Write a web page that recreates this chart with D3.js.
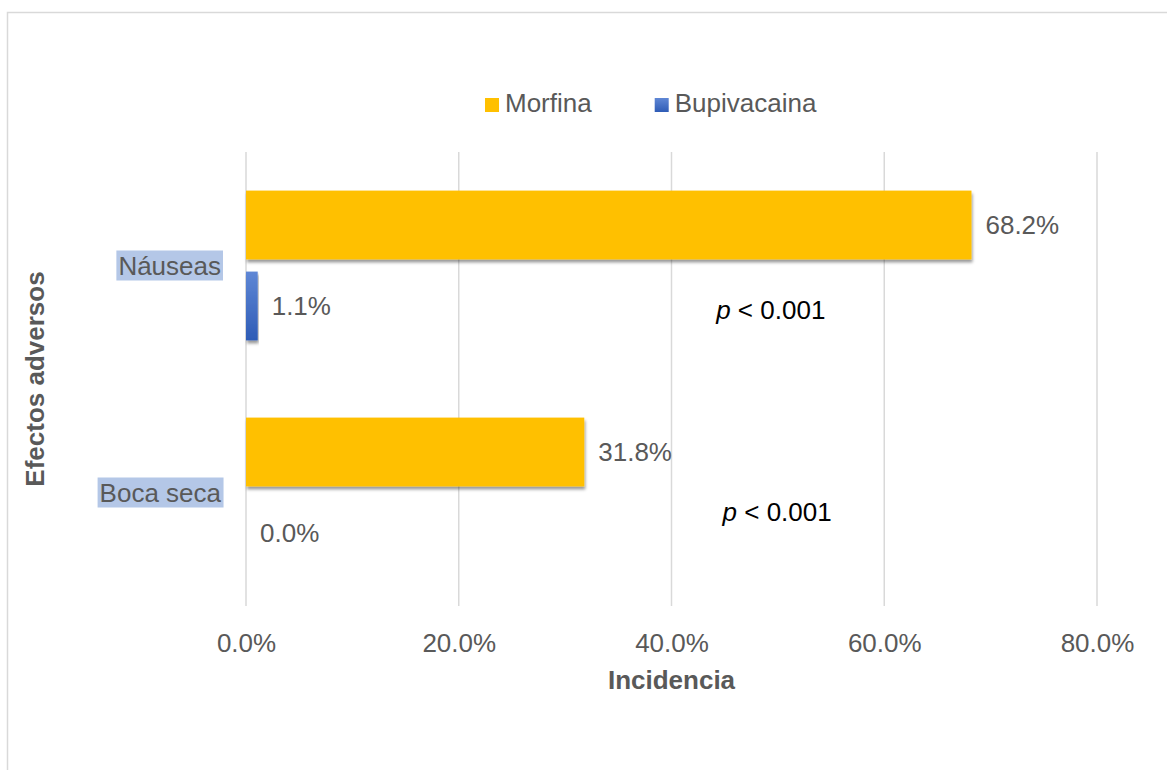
<!DOCTYPE html>
<html>
<head>
<meta charset="utf-8">
<script src="https://cdn.jsdelivr.net/npm/d3@7"></script>
<style>
  body { margin: 0; background: #fff; }
  text { font-family: "Liberation Sans", Arial, sans-serif; }
</style>
</head>
<body>
<div id="chart"></div>
<script>
// data
var categories = ["Náuseas", "Boca seca"];
var series = ["Morfina", "Bupivacaina"];
var morfina = [68.2, 31.8];
var bupivacaina = [1.1, 0.0];
var xTicks = [0, 20, 40, 60, 80];
var annotations = ["< 0.001", "< 0.001"];   // one per category, "p" goes in front

var width = 1167, height = 770;
var plot = {top: 152, bottom: 606, left: 246, right: 1097};
var colors = {Morfina: "#ffc000", Bupivacaina: "url(#blueGrad)"};
var textGray = "#595959";

var svg = d3.select("#chart")
  .append("svg")
    .attr("width", width)
    .attr("height", height);

var defs = svg.append("defs");
var grad = defs.append("linearGradient")
    .attr("id", "blueGrad")
    .attr("x1", 0).attr("y1", 0).attr("x2", 0).attr("y2", 1);
grad.append("stop").attr("offset", "0%").attr("stop-color", "#5f87d5");
grad.append("stop").attr("offset", "100%").attr("stop-color", "#2e5cb6");

var shadow = defs.append("filter")
    .attr("id", "shadow")
    .attr("x", "-5%").attr("y", "-20%").attr("width", "110%").attr("height", "140%");
shadow.append("feDropShadow")
    .attr("dx", 1).attr("dy", 3)
    .attr("stdDeviation", 1.5)
    .attr("flood-color", "#000")
    .attr("flood-opacity", 0.4);

// chart area frame (runs off the right and bottom edge)
svg.append("path")
    .attr("d", "M7.5," + (height + 5) + "V12.5H" + (width + 5))
    .attr("fill", "none")
    .attr("stroke", "#d9d9d9")
    .attr("stroke-width", 1.5);

// Scales
var x = d3.scaleLinear()
    .domain([0, 80])
    .range([plot.left, plot.right]);

var y = d3.scaleBand()
    .domain(categories)
    .range([plot.top, plot.bottom])
    .paddingInner(0.34)
    .paddingOuter(0.17);

var ySub = d3.scaleBand()
    .domain(series)
    .range([0, y.bandwidth()])
    .paddingInner(0.15)
    .paddingOuter(0);

// gridlines
svg.append("g")
  .selectAll("line")
  .data(xTicks)
  .enter()
  .append("line")
    .attr("x1", function(d) { return x(d); })
    .attr("x2", function(d) { return x(d); })
    .attr("y1", plot.top)
    .attr("y2", plot.bottom)
    .attr("stroke", "#d9d9d9")
    .attr("stroke-width", 1.5);

// x axis tick labels
var xAxis = d3.axisBottom(x)
    .tickValues(xTicks)
    .tickSize(0)
    .tickPadding(0)
    .tickFormat(function(d) { return d.toFixed(1) + "%"; });

var gx = svg.append("g")
    .attr("transform", "translate(0," + plot.bottom + ")")
    .call(xAxis);
gx.select(".domain").remove();
gx.selectAll("text")
    .attr("dy", null)
    .attr("y", 46)
    .attr("fill", textGray)
    .style("font-size", "26px")
    .style("font-family", "'Liberation Sans', Arial, sans-serif");

// rows
var rows = categories.map(function(c, i) {
  return {cat: c, values: [
    {series: "Morfina", value: morfina[i]},
    {series: "Bupivacaina", value: bupivacaina[i]}
  ]};
});

var groups = svg.append("g")
  .selectAll("g")
  .data(rows)
  .enter()
  .append("g")
    .attr("transform", function(d) { return "translate(0," + y(d.cat) + ")"; });

groups.selectAll("rect")
  .data(function(d) { return d.values.filter(function(v) { return v.value > 0; }); })
  .enter()
  .append("rect")
    .attr("x", x(0))
    .attr("y", function(d) { return ySub(d.series); })
    .attr("width", function(d) { return x(d.value) - x(0); })
    .attr("height", ySub.bandwidth())
    .attr("fill", function(d) { return colors[d.series]; })
    .attr("filter", "url(#shadow)");

groups.selectAll("text.val")
  .data(function(d) { return d.values; })
  .enter()
  .append("text")
    .attr("class", "val")
    .attr("x", function(d) { return x(d.value) + 14; })
    .attr("y", function(d) { return ySub(d.series) + ySub.bandwidth() / 2 + 9; })
    .attr("fill", textGray)
    .style("font-size", "26px")
    .text(function(d) { return d.value.toFixed(1) + "%"; });

// p-value notes
var pOffsets = [[44.2, 44], [44.8, 19]];
var notes = svg.append("g")
  .selectAll("text")
  .data(annotations)
  .enter()
  .append("text")
    .attr("x", function(d, i) { return x(pOffsets[i][0]); })
    .attr("y", function(d, i) { return y(categories[i]) + y.bandwidth() / 2 + pOffsets[i][1] + 9; })
    .attr("fill", "#000")
    .style("font-size", "26px");
notes.append("tspan").style("font-style", "italic").text("p");
notes.append("tspan").text(function(d) { return " " + d; });

// category labels with highlighted background
var catG = svg.append("g")
  .selectAll("g")
  .data(categories)
  .enter()
  .append("g");
var catText = catG.append("text")
    .attr("x", plot.left - 25)
    .attr("y", function(d) { return y(d) + y.bandwidth() / 2 + 9; })
    .attr("text-anchor", "end")
    .attr("fill", textGray)
    .style("font-size", "26px")
    .text(function(d) { return d; });
catG.each(function() {
  var g = d3.select(this);
  var bb = g.select("text").node().getBBox();
  g.insert("rect", "text")
    .attr("x", bb.x - 2)
    .attr("y", bb.y)
    .attr("width", bb.width + 4)
    .attr("height", bb.height)
    .attr("fill", "#b4c7e7");
});

// axis titles
svg.append("text")
    .attr("x", (plot.left + plot.right) / 2)
    .attr("y", 689)
    .attr("text-anchor", "middle")
    .attr("fill", textGray)
    .style("font-size", "26px")
    .style("font-weight", "bold")
    .text("Incidencia");

svg.append("text")
    .attr("transform", "translate(44," + 379 + ") rotate(-90)")
    .attr("text-anchor", "middle")
    .attr("fill", textGray)
    .style("font-size", "26px")
    .style("font-weight", "bold")
    .text("Efectos adversos");

// legend
var legend = svg.append("g").attr("transform", "translate(485,98)");
var lx = 0;
series.forEach(function(s) {
  legend.append("rect")
      .attr("x", lx).attr("y", 0)
      .attr("width", 14).attr("height", 14)
      .attr("fill", colors[s]);
  var t = legend.append("text")
      .attr("x", lx + 20)
      .attr("y", 14)
      .attr("fill", textGray)
      .style("font-size", "26px")
      .text(s);
  lx += 20 + t.node().getComputedTextLength() + 63;
});
</script>
</body>
</html>
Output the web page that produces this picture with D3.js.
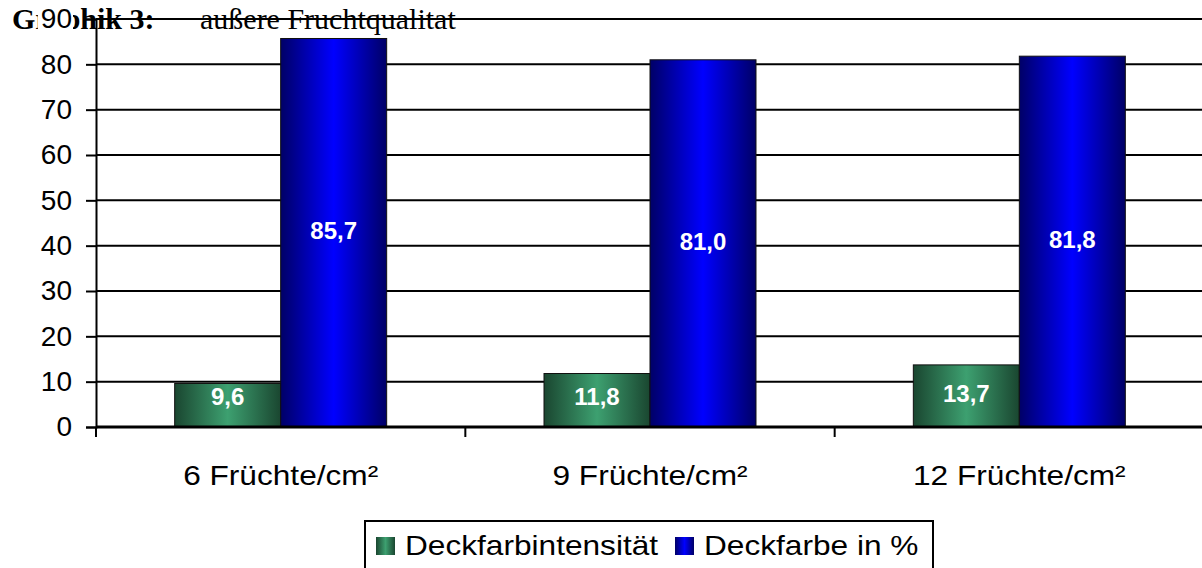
<!DOCTYPE html>
<html>
<head>
<meta charset="utf-8">
<script src="https://cdn.jsdelivr.net/npm/d3@7"></script>
<style>
  body { margin: 0; background: #fff; }
  svg { display: block; }
</style>
</head>
<body>
<div id="chart"></div>
<script>
const width = 1202, height = 568;

// data
const categories = ["6 Früchte/cm²", "9 Früchte/cm²", "12 Früchte/cm²"];
const seriesNames = ["Deckfarbintensität", "Deckfarbe in %"];
const intensity = [9.6, 11.8, 13.7];
const coverPct = [85.7, 81.0, 81.8];
const yTicks = [0, 10, 20, 30, 40, 50, 60, 70, 80, 90];

const seriesValues = [intensity, coverPct];
const rows = categories.map((c, i) => ({ cat: c, values: seriesValues.map(s => s[i]) }));

const plot = { left: 96, right: 1204, top: 19, bottom: 427 };
const stretch = 1.13; // the original is drawn a bit wider than tall

let svg = d3.select("#chart")
  .append("svg")
  .attr("width", width)
  .attr("height", height);

// gradients, dark edges with a bright middle
let defs = svg.append("defs");
const grads = [
  { id: "gGreen", edge: "#1a4630", mid: "#3da070" },
  { id: "gBlue", edge: "#000066", mid: "#0000ff" }
];
grads.forEach(g => {
  let lg = defs.append("linearGradient").attr("id", g.id)
    .attr("x1", "0%").attr("x2", "100%").attr("y1", "0%").attr("y2", "0%");
  lg.append("stop").attr("offset", "0%").attr("stop-color", g.edge);
  lg.append("stop").attr("offset", "50%").attr("stop-color", g.mid);
  lg.append("stop").attr("offset", "100%").attr("stop-color", g.edge);
});

// title sits underneath everything else
let title = svg.append("text")
  .attr("x", 12)
  .attr("y", 29)
  .style("font-family", "'Liberation Serif', 'Times New Roman', serif")
  .style("font-size", "30px")
  .attr("fill", "#000");
title.append("tspan").style("font-weight", "bold").text("Graphik 3:");
title.append("tspan").attr("x", 200).text("außere Fruchtqualitat");

let x0 = d3.scaleBand()
  .domain(categories)
  .range([plot.left, plot.right])
  .paddingInner(0.426)
  .paddingOuter(0.213);

let x1 = d3.scaleBand()
  .domain(d3.range(seriesNames.length))
  .range([0, x0.bandwidth()]);

let y = d3.scaleLinear()
  .domain([0, 90])
  .range([plot.bottom, plot.top]);

// gridlines
svg.append("g")
  .selectAll("line")
  .data(yTicks.filter(t => t > 0))
  .enter().append("line")
  .attr("x1", plot.left)
  .attr("x2", plot.right)
  .attr("y1", d => y(d))
  .attr("y2", d => y(d))
  .attr("stroke", "#000")
  .attr("stroke-width", 2);

// bars
let groups = svg.append("g")
  .selectAll("g")
  .data(rows)
  .enter().append("g")
  .attr("transform", d => "translate(" + x0(d.cat) + ",0)");

groups.selectAll("rect")
  .data(d => d.values.map((v, i) => ({ v: v, i: i })))
  .enter().append("rect")
  .attr("x", d => x1(d.i))
  .attr("y", d => y(d.v))
  .attr("width", x1.bandwidth())
  .attr("height", d => y(0) - y(d.v))
  .attr("fill", d => "url(#" + grads[d.i].id + ")")
  .attr("stroke", "#111")
  .attr("stroke-width", 1);

const fmt = v => d3.format(".1f")(v).replace(".", ",");

groups.selectAll("text")
  .data(d => d.values.map((v, i) => ({ v: v, i: i })))
  .enter().append("text")
  .attr("x", d => x1(d.i) + x1.bandwidth() / 2)
  .attr("y", d => Math.min(y(d.v / 2) - 2, y(0) - 31))
  .attr("text-anchor", "middle")
  .attr("dominant-baseline", "central")
  .style("font-family", "Arial, 'Liberation Sans', sans-serif")
  .style("font-weight", "bold")
  .style("font-size", "24px")
  .attr("fill", "#fff")
  .text(d => fmt(d.v));

// y axis
let yAxis = svg.append("g")
  .attr("transform", "translate(" + plot.left + ",0)")
  .call(d3.axisLeft(y).tickValues(yTicks).tickSize(10).tickPadding(14).tickFormat(d3.format("d")));
yAxis.select(".domain").attr("stroke", "#000").attr("stroke-width", 2);
yAxis.selectAll(".tick line").attr("stroke", "#000").attr("stroke-width", 2);
yAxis.selectAll(".tick text")
  .style("font-family", "Arial, 'Liberation Sans', sans-serif")
  .style("font-size", "28px")
  .attr("fill", "#000");
// white boxes behind the tick labels (the top one hides part of the title)
yAxis.selectAll(".tick").each(function() {
  let t = d3.select(this).select("text");
  let b = t.node().getBBox();
  d3.select(this).insert("rect", "text")
    .attr("x", b.x - 3)
    .attr("y", -16)
    .attr("width", b.width + 4)
    .attr("height", 32)
    .attr("fill", "#fff");
});

// x axis with category separator ticks
let xAxisG = svg.append("g");
xAxisG.append("line")
  .attr("x1", plot.left).attr("x2", plot.right)
  .attr("y1", y(0)).attr("y2", y(0))
  .attr("stroke", "#000").attr("stroke-width", 3);
xAxisG.selectAll("line.sep")
  .data(categories)
  .enter().append("line")
  .attr("class", "sep")
  .attr("x1", d => x0(d) - x0.step() * 0.213)
  .attr("x2", d => x0(d) - x0.step() * 0.213)
  .attr("y1", y(0))
  .attr("y2", y(0) + 10)
  .attr("stroke", "#000")
  .attr("stroke-width", 2);

xAxisG.selectAll("text")
  .data(categories)
  .enter().append("text")
  .attr("transform", d => "translate(" + (x0(d) + x0.bandwidth() / 2) + ",485) scale(" + stretch + ",1)")
  .attr("text-anchor", "middle")
  .style("font-family", "Arial, 'Liberation Sans', sans-serif")
  .style("font-size", "28px")
  .attr("fill", "#000")
  .text(d => d);

// legend
let legend = svg.append("g");
legend.append("rect")
  .attr("x", 365).attr("y", 521)
  .attr("width", 568).attr("height", 70)
  .attr("fill", "#fff")
  .attr("stroke", "#000")
  .attr("stroke-width", 2);

const legendX = [376, 675];
seriesNames.forEach((name, i) => {
  legend.append("rect")
    .attr("x", legendX[i]).attr("y", 537)
    .attr("width", 19).attr("height", 18)
    .attr("fill", "url(#" + grads[i].id + ")");
  legend.append("text")
    .attr("transform", "translate(" + (legendX[i] + 29) + ",555) scale(" + stretch + ",1)")
    .style("font-family", "Arial, 'Liberation Sans', sans-serif")
    .style("font-size", "28px")
    .attr("fill", "#000")
    .text(name);
});
</script>
</body>
</html>
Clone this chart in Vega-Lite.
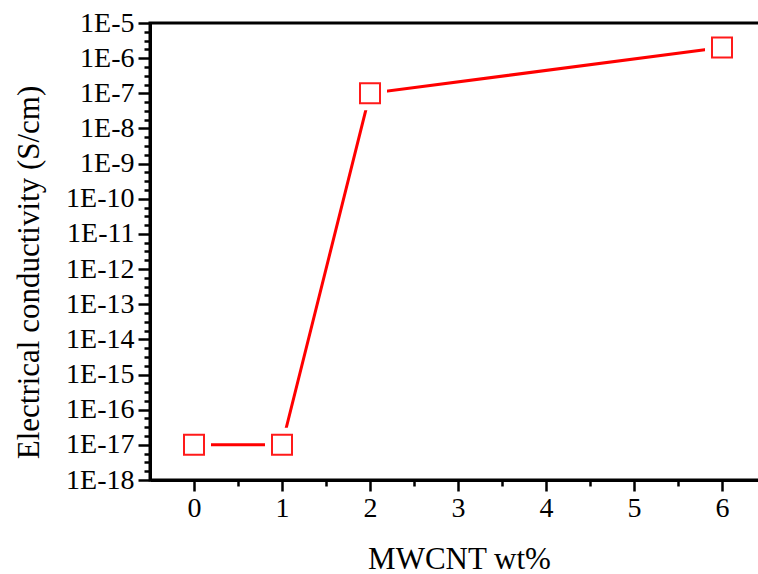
{
  "$schema": "https://vega.github.io/schema/vega-lite/v6.json",
  "width": 616,
  "height": 457,
  "autosize": "none",
  "padding": {"left": 150, "top": 23, "right": 0, "bottom": 94},
  "background": "white",
  "config": {
    "view": {"stroke": "black", "strokeWidth": 3},
    "font": "Liberation Serif",
    "axis": {
      "grid": false,
      "domainColor": "black",
      "domainWidth": 3,
      "tickColor": "black",
      "tickWidth": 2.5,
      "labelColor": "black",
      "labelFont": "Liberation Serif",
      "labelFontSize": 28,
      "labelOverlap": false,
      "labelFlush": false,
      "titleFont": "Liberation Serif",
      "titleFontSize": 31,
      "titleFontWeight": "normal",
      "titleColor": "black"
    }
  },
  "data": {
    "values": [
      {"wt": 0, "sigma": 1e-17},
      {"wt": 1, "sigma": 1e-17},
      {"wt": 2, "sigma": 1e-7},
      {"wt": 6, "sigma": 2e-6}
    ]
  },
  "encoding": {
    "x": {
      "field": "wt",
      "type": "quantitative",
      "scale": {"domain": [-0.5, 6.5], "nice": false, "zero": false},
      "axis": {
        "title": "MWCNT wt%",
        "values": [0, 0.5, 1, 1.5, 2, 2.5, 3, 3.5, 4, 4.5, 5, 5.5, 6],
        "labelExpr": "datum.value % 1 === 0 ? format(datum.value, 'd') : ''",
        "tickSize": {"condition": {"test": "datum.value % 1 === 0", "value": 11}, "value": 6},
        "labelPadding": 3,
        "titleX": 309,
        "titleY": 88,
        "titleBaseline": "alphabetic"
      }
    },
    "y": {
      "field": "sigma",
      "type": "quantitative",
      "scale": {"type": "log", "domain": [1e-18, 1e-5], "nice": false},
      "axis": {
        "title": "Electrical conductivity (S/cm)",
        "values": [
          1e-5, 5.62341e-6, 3.16228e-6, 1.77828e-6,
          1e-6, 5.62341e-7, 3.16228e-7, 1.77828e-7,
          1e-7, 5.62341e-8, 3.16228e-8, 1.77828e-8,
          1e-8, 5.62341e-9, 3.16228e-9, 1.77828e-9,
          1e-9, 5.62341e-10, 3.16228e-10, 1.77828e-10,
          1e-10, 5.62341e-11, 3.16228e-11, 1.77828e-11,
          1e-11, 5.62341e-12, 3.16228e-12, 1.77828e-12,
          1e-12, 5.62341e-13, 3.16228e-13, 1.77828e-13,
          1e-13, 5.62341e-14, 3.16228e-14, 1.77828e-14,
          1e-14, 5.62341e-15, 3.16228e-15, 1.77828e-15,
          1e-15, 5.62341e-16, 3.16228e-16, 1.77828e-16,
          1e-16, 5.62341e-17, 3.16228e-17, 1.77828e-17,
          1e-17, 5.62341e-18, 3.16228e-18, 1.77828e-18,
          1e-18
        ],
        "labelExpr": "abs(log(datum.value) / LN10 - round(log(datum.value) / LN10)) < 0.01 ? '1E' + round(log(datum.value) / LN10) : ''",
        "tickSize": {"condition": {"test": "abs(log(datum.value) / LN10 - round(log(datum.value) / LN10)) < 0.01", "value": 12}, "value": 6},
        "labelPadding": 4,
        "titleX": -112,
        "titleY": 249,
        "titleAngle": -90,
        "titleBaseline": "alphabetic",
        "titleAlign": "center"
      }
    }
  },
  "layer": [
    {
      "mark": {"type": "line", "color": "#ff0000", "strokeWidth": 3}
    },
    {
      "mark": {"type": "point", "shape": "square", "size": 1156, "filled": true, "color": "white", "opacity": 1}
    },
    {
      "mark": {"type": "point", "shape": "square", "size": 400, "filled": false, "stroke": "#ff1a1a", "strokeWidth": 2, "fill": "white", "fillOpacity": 1, "opacity": 1}
    }
  ]
}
##############################
Identify every line above with the string "chart" in it. Copy those lines.

**Solution below**.
Write a web page that recreates this chart with D3.js.
<div id="chart"></div>
var svg = d3.select("#chart")
// chart area frame (runs off the right and bottom edge)
<div id="chart"></div>
let svg = d3.select("#chart")
Clone this chart in Vega-Lite.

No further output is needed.